# [Work required]
Leave out the pictures and restate the rest of the data exactly.

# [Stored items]
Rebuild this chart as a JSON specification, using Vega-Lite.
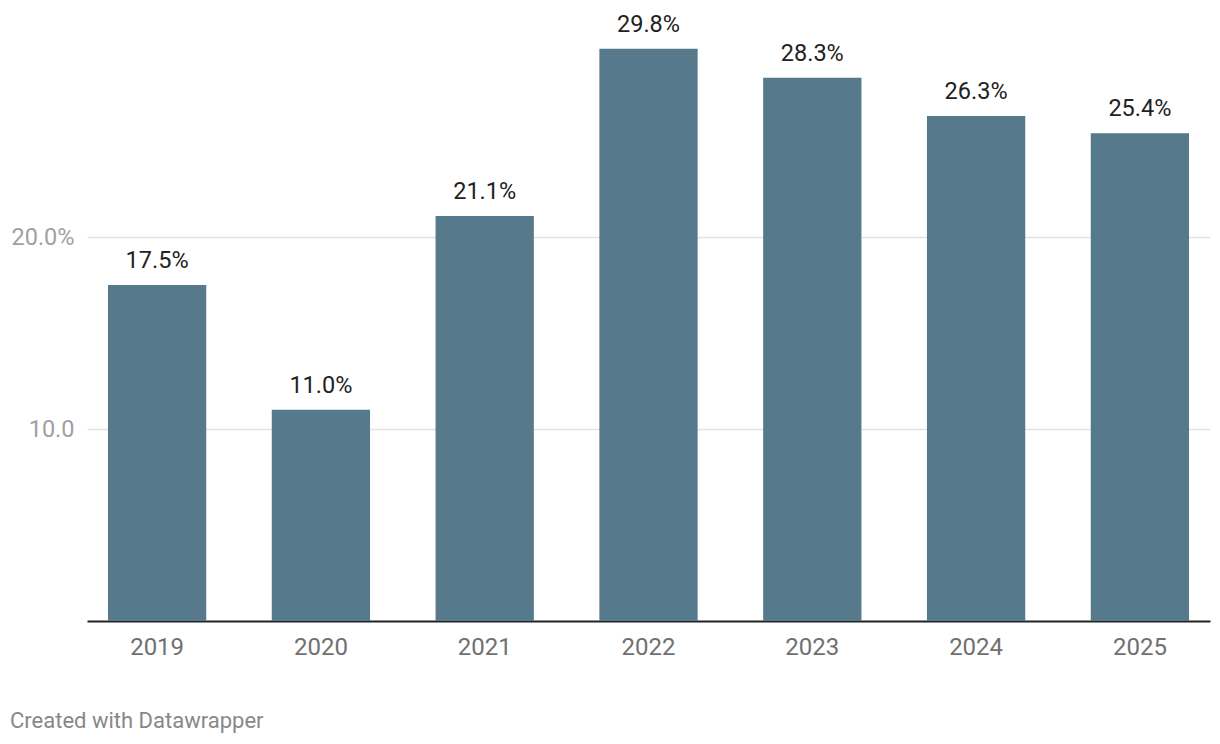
{
  "$schema": "https://vega.github.io/schema/vega-lite/v6.json",
  "autosize": {"type": "none"},
  "padding": {"left": 87, "top": 45, "right": 10, "bottom": 123},
  "width": 1123,
  "height": 576,
  "background": "white",
  "config": {
    "font": "Roboto",
    "view": {"stroke": null}
  },
  "title": {
    "text": "Created with Datawrapper",
    "orient": "bottom",
    "anchor": "start",
    "frame": "group",
    "dx": -77,
    "offset": 52,
    "fontSize": 22,
    "fontWeight": "normal",
    "color": "#888888",
    "font": "Roboto"
  },
  "data": {
    "values": [
      {"year": "2019", "value": 17.5, "label": "17.5%"},
      {"year": "2020", "value": 11.0, "label": "11.0%"},
      {"year": "2021", "value": 21.1, "label": "21.1%"},
      {"year": "2022", "value": 29.8, "label": "29.8%"},
      {"year": "2023", "value": 28.3, "label": "28.3%"},
      {"year": "2024", "value": 26.3, "label": "26.3%"},
      {"year": "2025", "value": 25.4, "label": "25.4%"}
    ]
  },
  "encoding": {
    "x": {
      "field": "year",
      "type": "nominal",
      "sort": null,
      "scale": {"paddingInner": 0.4, "paddingOuter": 0.128},
      "axis": {
        "title": null,
        "labelAngle": 0,
        "labelFontSize": 24,
        "labelColor": "#707070",
        "labelPadding": 14,
        "ticks": false,
        "domainColor": "#222222",
        "domainWidth": 2,
        "grid": false
      }
    },
    "y": {
      "field": "value",
      "type": "quantitative",
      "scale": {"domain": [0, 30], "nice": false},
      "axis": {
        "title": null,
        "values": [10, 20],
        "labelExpr": "datum.value == 20 ? '20.0%' : format(datum.value, '.1f')",
        "labelFontSize": 23.5,
        "labelColor": "#a0a0a0",
        "labelPadding": 13,
        "ticks": false,
        "domain": false,
        "grid": true,
        "gridColor": "#e3e3e3",
        "gridWidth": 1.5
      }
    }
  },
  "layer": [
    {
      "mark": {"type": "bar", "color": "#56798b"}
    },
    {
      "mark": {"type": "text", "baseline": "bottom", "dy": -12, "fontSize": 23.5, "color": "#222222"},
      "encoding": {"text": {"field": "label"}}
    }
  ]
}
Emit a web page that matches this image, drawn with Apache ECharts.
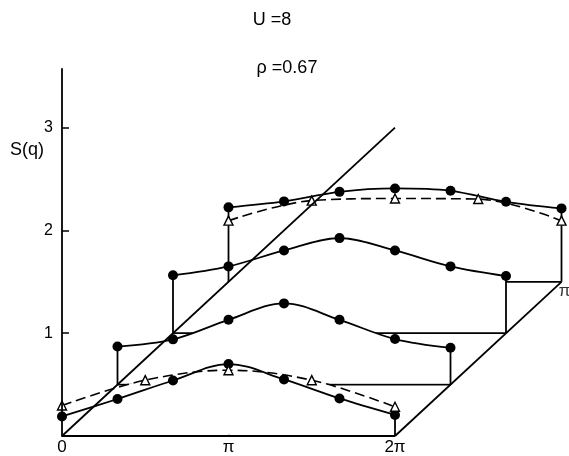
<!DOCTYPE html>
<html>
<head>
<meta charset="utf-8">
<script src="https://cdn.jsdelivr.net/npm/echarts@6/dist/echarts.min.js"></script>
<style>html,body{margin:0;padding:0;background:#fff;}#c{width:569px;height:456px;}</style>
</head>
<body>
<div id="c"></div>
<script>
// ---- data (q in units of pi) ----
const qxTickLabels = ['0', 'π', '2π'];
const qxTickValues = [0, 1, 2];
const sTickValues = [1, 2, 3];
const qxDots = [0, 1/3, 2/3, 1, 4/3, 5/3, 2];
const qxTris = [0, 0.5, 1, 1.5, 2];
const rowDepth = [0, 1/3, 2/3, 1];          // q_y of each row (units of pi)
const row0Dots = [0.19, 0.36, 0.54, 0.70, 0.55, 0.365, 0.205];
const row1Dots = [0.37, 0.44, 0.63, 0.79, 0.63, 0.443, 0.358];
const row2Dots = [0.563, 0.65, 0.805, 0.925, 0.805, 0.65, 0.556];
const row3Dots = [0.724, 0.782, 0.875, 0.908, 0.885, 0.778, 0.714];
const row0Tris = [0.297, 0.543, 0.64, 0.543, 0.284];
const row3Tris = [0.595, 0.79, 0.81, 0.805, 0.595];
const diagonalDepth = 2;

// oblique projection of (qx, qy, S) onto the plane
const LIFT = 1.5; // S units per pi of depth
function proj(qx, qy, s) { return [qx + qy, s + LIFT * qy]; }

const FONT = 'Liberation Sans, Arial, sans-serif';
const SM = 0.35;
const LW = 1.8;
const black = '#000';
const series = [];
const rowsDots = [row0Dots, row1Dots, row2Dots, row3Dots];
const rowsTris = { 0: row0Tris, 3: row3Tris };

function seg(a, b, z) {
  series.push({ type: 'line', data: [a, b], symbol: 'none', silent: true, z: z,
    lineStyle: { color: black, width: LW }, animation: false });
}

rowDepth.forEach((d, r) => {
  const base = LIFT * d;
  const dots = qxDots.map((q, i) => proj(q, d, rowsDots[r][i]));
  // floor line of the row
  seg(proj(0, d, 0), proj(2, d, 0), 1);
  // white curtain hiding lines behind
  series.push({ type: 'line', data: dots, smooth: SM, symbol: 'none', silent: true, z: 2,
    lineStyle: { width: 0, opacity: 0 }, areaStyle: { color: '#fff', opacity: 1, origin: base + 0.014 }, animation: false });
  series.push({ type: 'line', data: dots, smooth: SM, symbol: 'circle', symbolSize: 10, showAllSymbol: true, z: 4,
    itemStyle: { color: black }, lineStyle: { color: black, width: LW }, animation: false });
  if (rowsTris[r]) {
    const tris = qxTris.map((q, i) => proj(q, d, rowsTris[r][i]));
    series.push({ type: 'line', data: tris, smooth: SM, symbol: 'none', silent: true, z: 2,
      lineStyle: { width: 0, opacity: 0 }, areaStyle: { color: '#fff', opacity: 1, origin: base + 0.014 }, animation: false });
    series.push({ type: 'line', data: tris, smooth: SM, symbol: 'triangle', symbolSize: 9, showAllSymbol: true, z: 5,
      itemStyle: { color: '#fff', borderColor: black, borderWidth: 1.4 },
      lineStyle: { color: black, width: 1.6, type: [10, 5] }, animation: false });
  }
  // drop lines at both ends
  if (r > 0) seg(proj(0, d, rowsDots[r][0]), proj(0, d, 0), 3);
  seg(proj(2, d, rowsDots[r][6]), proj(2, d, 0), 3);
});
// depth edges
seg(proj(0, 0, 0), proj(0, diagonalDepth, 0), 6);
seg(proj(2, 0, 0), proj(2, rowDepth[3], 0), 3);
// label of depth axis
series.push({ type: 'scatter', data: [proj(2, rowDepth[3], 0)], symbolSize: 0, silent: true, z: 6,
  label: { show: true, formatter: 'π', position: 'bottom', distance: 1, offset: [3, 0], color: black, fontSize: 17, fontFamily: FONT } });

const chart = echarts.init(document.getElementById('c'), null, { renderer: 'canvas' });
chart.setOption({
  animation: false,
  backgroundColor: '#fff',
  grid: { left: 62, top: 69, width: 499.5, height: 369.5 },
  xAxis: {
    type: 'value', min: 0, max: 3,
    axisLine: { show: false },
    splitLine: { show: false },
    axisTick: { show: true, inside: true, length: 6, customValues: [1], lineStyle: { color: black, width: 1.5 } },
    axisLabel: { customValues: qxTickValues, formatter: v => qxTickLabels[qxTickValues.indexOf(v)], margin: 3,
      color: black, fontSize: 17, fontFamily: FONT }
  },
  yAxis: {
    type: 'value', min: 0, max: 3.57, z: 10,
    axisLine: { show: true, lineStyle: { color: black, width: LW } },
    splitLine: { show: false },
    axisTick: { show: true, inside: true, length: 7, customValues: sTickValues, lineStyle: { color: black, width: 1.5 } },
    axisLabel: { customValues: sTickValues, margin: 9, color: black, fontSize: 16, fontFamily: FONT }
  },
  graphic: [
    { type: 'text', left: 10, top: 141, style: { text: 'S(q)', fontSize: 18, fontFamily: FONT, fill: black } },
    { type: 'text', x: 272, y: 20, style: { text: 'U =8', fontSize: 18, fontFamily: FONT, fill: black, textAlign: 'center', textVerticalAlign: 'middle' } },
    { type: 'text', x: 287, y: 68, style: { text: 'ρ =0.67', fontSize: 18, fontFamily: FONT, fill: black, textAlign: 'center', textVerticalAlign: 'middle' } }
  ],
  series: series
});
</script>
</body>
</html>
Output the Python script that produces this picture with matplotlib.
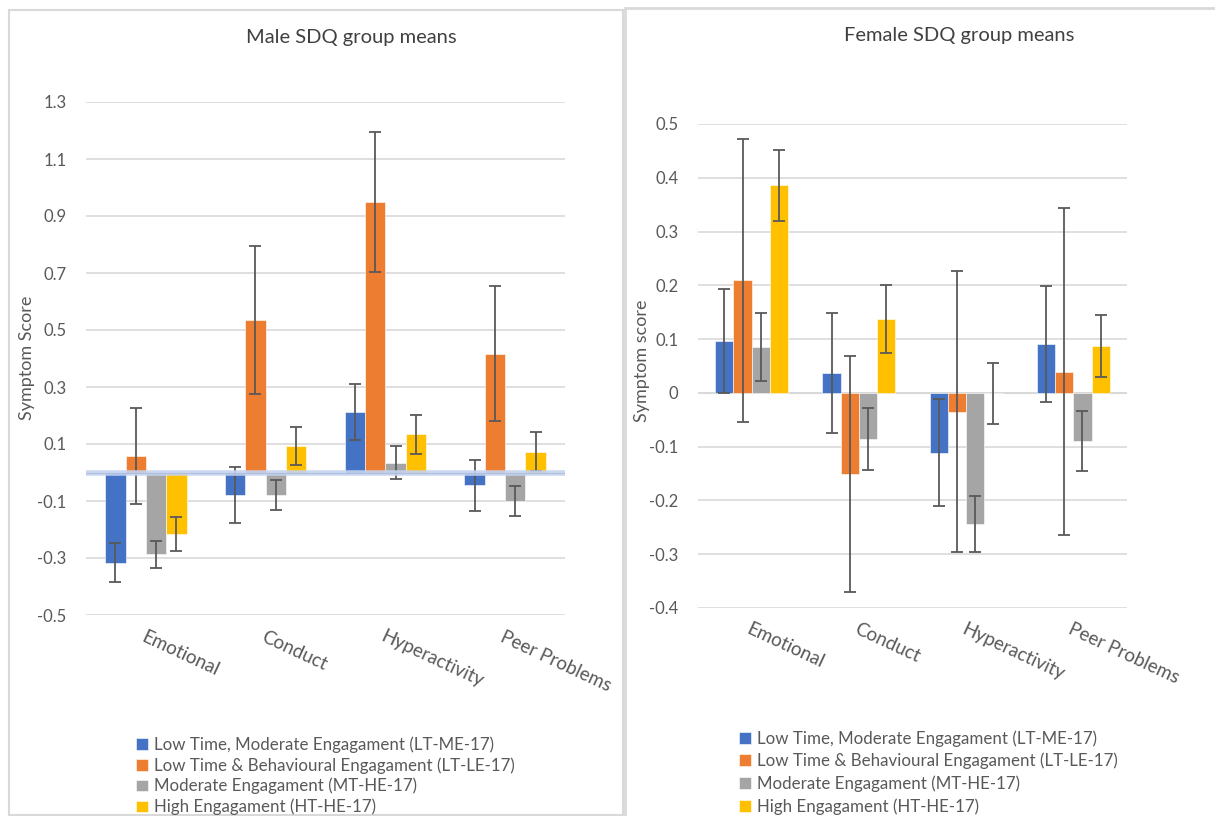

# [Correct answer]
Rebuild this chart as a JSON specification, using Vega-Lite.
{
  "$schema": "https://vega.github.io/schema/vega-lite/v6.json",
  "autosize": {"type": "none"},
  "padding": {"left": 87, "top": 45, "right": 10, "bottom": 123},
  "width": 1123,
  "height": 576,
  "background": "white",
  "config": {
    "font": "Roboto",
    "view": {"stroke": null}
  },
  "title": {
    "text": "Created with Datawrapper",
    "orient": "bottom",
    "anchor": "start",
    "frame": "group",
    "dx": -77,
    "offset": 52,
    "fontSize": 22,
    "fontWeight": "normal",
    "color": "#888888",
    "font": "Roboto"
  },
  "data": {
    "values": [
      {"year": "2019", "value": 17.5, "label": "17.5%"},
      {"year": "2020", "value": 11.0, "label": "11.0%"},
      {"year": "2021", "value": 21.1, "label": "21.1%"},
      {"year": "2022", "value": 29.8, "label": "29.8%"},
      {"year": "2023", "value": 28.3, "label": "28.3%"},
      {"year": "2024", "value": 26.3, "label": "26.3%"},
      {"year": "2025", "value": 25.4, "label": "25.4%"}
    ]
  },
  "encoding": {
    "x": {
      "field": "year",
      "type": "nominal",
      "sort": null,
      "scale": {"paddingInner": 0.4, "paddingOuter": 0.128},
      "axis": {
        "title": null,
        "labelAngle": 0,
        "labelFontSize": 24,
        "labelColor": "#707070",
        "labelPadding": 14,
        "ticks": false,
        "domainColor": "#222222",
        "domainWidth": 2,
        "grid": false
      }
    },
    "y": {
      "field": "value",
      "type": "quantitative",
      "scale": {"domain": [0, 30], "nice": false},
      "axis": {
        "title": null,
        "values": [10, 20],
        "labelExpr": "datum.value == 20 ? '20.0%' : format(datum.value, '.1f')",
        "labelFontSize": 23.5,
        "labelColor": "#a0a0a0",
        "labelPadding": 13,
        "ticks": false,
        "domain": false,
        "grid": true,
        "gridColor": "#e3e3e3",
        "gridWidth": 1.5
      }
    }
  },
  "layer": [
    {
      "mark": {"type": "bar", "color": "#56798b"}
    },
    {
      "mark": {"type": "text", "baseline": "bottom", "dy": -12, "fontSize": 23.5, "color": "#222222"},
      "encoding": {"text": {"field": "label"}}
    }
  ]
}
Emit a web page that matches this image, drawn with Apache ECharts.
<!DOCTYPE html>
<html>
<head>
<meta charset="utf-8">
<script src="https://cdn.jsdelivr.net/npm/echarts@6/dist/echarts.min.js"></script>
<style>html,body{margin:0;padding:0;background:#fff;}#c{width:569px;height:456px;}</style>
</head>
<body>
<div id="c"></div>
<script>
// ---- data (q in units of pi) ----
const qxTickLabels = ['0', 'π', '2π'];
const qxTickValues = [0, 1, 2];
const sTickValues = [1, 2, 3];
const qxDots = [0, 1/3, 2/3, 1, 4/3, 5/3, 2];
const qxTris = [0, 0.5, 1, 1.5, 2];
const rowDepth = [0, 1/3, 2/3, 1];          // q_y of each row (units of pi)
const row0Dots = [0.19, 0.36, 0.54, 0.70, 0.55, 0.365, 0.205];
const row1Dots = [0.37, 0.44, 0.63, 0.79, 0.63, 0.443, 0.358];
const row2Dots = [0.563, 0.65, 0.805, 0.925, 0.805, 0.65, 0.556];
const row3Dots = [0.724, 0.782, 0.875, 0.908, 0.885, 0.778, 0.714];
const row0Tris = [0.297, 0.543, 0.64, 0.543, 0.284];
const row3Tris = [0.595, 0.79, 0.81, 0.805, 0.595];
const diagonalDepth = 2;

// oblique projection of (qx, qy, S) onto the plane
const LIFT = 1.5; // S units per pi of depth
function proj(qx, qy, s) { return [qx + qy, s + LIFT * qy]; }

const FONT = 'Liberation Sans, Arial, sans-serif';
const SM = 0.35;
const LW = 1.8;
const black = '#000';
const series = [];
const rowsDots = [row0Dots, row1Dots, row2Dots, row3Dots];
const rowsTris = { 0: row0Tris, 3: row3Tris };

function seg(a, b, z) {
  series.push({ type: 'line', data: [a, b], symbol: 'none', silent: true, z: z,
    lineStyle: { color: black, width: LW }, animation: false });
}

rowDepth.forEach((d, r) => {
  const base = LIFT * d;
  const dots = qxDots.map((q, i) => proj(q, d, rowsDots[r][i]));
  // floor line of the row
  seg(proj(0, d, 0), proj(2, d, 0), 1);
  // white curtain hiding lines behind
  series.push({ type: 'line', data: dots, smooth: SM, symbol: 'none', silent: true, z: 2,
    lineStyle: { width: 0, opacity: 0 }, areaStyle: { color: '#fff', opacity: 1, origin: base + 0.014 }, animation: false });
  series.push({ type: 'line', data: dots, smooth: SM, symbol: 'circle', symbolSize: 10, showAllSymbol: true, z: 4,
    itemStyle: { color: black }, lineStyle: { color: black, width: LW }, animation: false });
  if (rowsTris[r]) {
    const tris = qxTris.map((q, i) => proj(q, d, rowsTris[r][i]));
    series.push({ type: 'line', data: tris, smooth: SM, symbol: 'none', silent: true, z: 2,
      lineStyle: { width: 0, opacity: 0 }, areaStyle: { color: '#fff', opacity: 1, origin: base + 0.014 }, animation: false });
    series.push({ type: 'line', data: tris, smooth: SM, symbol: 'triangle', symbolSize: 9, showAllSymbol: true, z: 5,
      itemStyle: { color: '#fff', borderColor: black, borderWidth: 1.4 },
      lineStyle: { color: black, width: 1.6, type: [10, 5] }, animation: false });
  }
  // drop lines at both ends
  if (r > 0) seg(proj(0, d, rowsDots[r][0]), proj(0, d, 0), 3);
  seg(proj(2, d, rowsDots[r][6]), proj(2, d, 0), 3);
});
// depth edges
seg(proj(0, 0, 0), proj(0, diagonalDepth, 0), 6);
seg(proj(2, 0, 0), proj(2, rowDepth[3], 0), 3);
// label of depth axis
series.push({ type: 'scatter', data: [proj(2, rowDepth[3], 0)], symbolSize: 0, silent: true, z: 6,
  label: { show: true, formatter: 'π', position: 'bottom', distance: 1, offset: [3, 0], color: black, fontSize: 17, fontFamily: FONT } });

const chart = echarts.init(document.getElementById('c'), null, { renderer: 'canvas' });
chart.setOption({
  animation: false,
  backgroundColor: '#fff',
  grid: { left: 62, top: 69, width: 499.5, height: 369.5 },
  xAxis: {
    type: 'value', min: 0, max: 3,
    axisLine: { show: false },
    splitLine: { show: false },
    axisTick: { show: true, inside: true, length: 6, customValues: [1], lineStyle: { color: black, width: 1.5 } },
    axisLabel: { customValues: qxTickValues, formatter: v => qxTickLabels[qxTickValues.indexOf(v)], margin: 3,
      color: black, fontSize: 17, fontFamily: FONT }
  },
  yAxis: {
    type: 'value', min: 0, max: 3.57, z: 10,
    axisLine: { show: true, lineStyle: { color: black, width: LW } },
    splitLine: { show: false },
    axisTick: { show: true, inside: true, length: 7, customValues: sTickValues, lineStyle: { color: black, width: 1.5 } },
    axisLabel: { customValues: sTickValues, margin: 9, color: black, fontSize: 16, fontFamily: FONT }
  },
  graphic: [
    { type: 'text', left: 10, top: 141, style: { text: 'S(q)', fontSize: 18, fontFamily: FONT, fill: black } },
    { type: 'text', x: 272, y: 20, style: { text: 'U =8', fontSize: 18, fontFamily: FONT, fill: black, textAlign: 'center', textVerticalAlign: 'middle' } },
    { type: 'text', x: 287, y: 68, style: { text: 'ρ =0.67', fontSize: 18, fontFamily: FONT, fill: black, textAlign: 'center', textVerticalAlign: 'middle' } }
  ],
  series: series
});
</script>
</body>
</html>
Output the Python script that produces this picture with matplotlib.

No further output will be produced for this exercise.